O 2E7 é um velho conhecido dos preparadores brasileiros. Praticamente todos têm uma receita de bolo para ele (giclês 145 e 180 com canetas X100 e X110 é clássica em acertos para turbo, quase nunca funcionando direito) e até hoje é usado na arrancada, principalmente na DT-C.

O grande problema é que ele é famoso por ter um ótimo funcionamento quando pressurizado, mas é muito pequeno e extremamente limitado em termos de recursos para acerto. Venturis, giclês, nível de cuba, acesso aos componentes, tudo colabora para complicar um acerto fino de preparação aspirada, e até mesmo nos turbos. Esses são alguns dos motivos que fazem com que os modelos que hoje alimentam os motores no quarto de milha sejam tão alterados que basicamente o que sobra é apenas o corpo e a tampa. Para aspirados existem muitas opções melhores, como o Miniprogressivo (Weber 450), mas como a idéia de manter certa originalidade ainda estava na minha cabeça, fui para o lado dos GTS mais antigos e do GT.

Carburador montado no antigo coletor – que possui aquecimento e os “espinhos” na base para melhorar o funcionamento – lá fomos para a calibragem. Naquela época, sabendo menos ainda que hoje, não liguei muito para os tamanhos dos venturis, acreditei que era o modelo certo fornecido pela Brosol. Acontece que uma das melhores formas de descobrir se o carburador é do modelo certo, fora o código, é verificar o tamanho dos venturis, que variam de acordo com o combustível e até mesmo o ano, dependendo do modelo. Mas não o fiz e depois fui ver o código, que indicava um 2E2 alemão dos anos 70. Que beleza…

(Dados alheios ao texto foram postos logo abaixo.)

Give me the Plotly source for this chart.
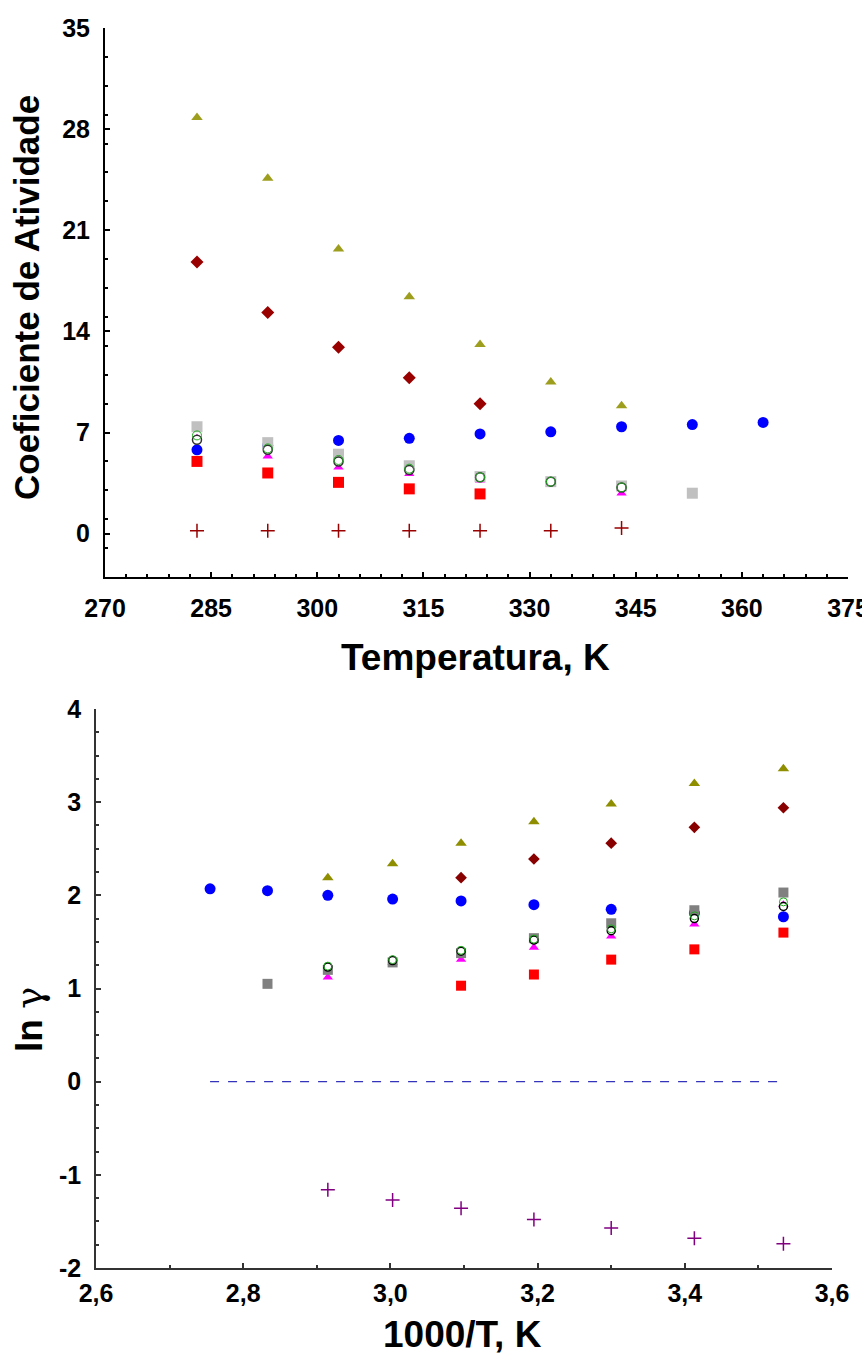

De qualquer forma, o tamanho era o mesmo, e por mais que os circuitos e calibres internos pudessem ter alguma diferença, ele daria acerto. Começamos pelo óbvio: tabela da Brosol para o carro e o ano. Ficou bastante econômico, só não funcionava tão bem em dias frios pela manhã, mas em alta era fácil perceber que amarrava, assim como em aceleração constante acima de determinada velocidade. Pelo menos já tinha lenta novamente e o motor respondia aos comandos do acelerador.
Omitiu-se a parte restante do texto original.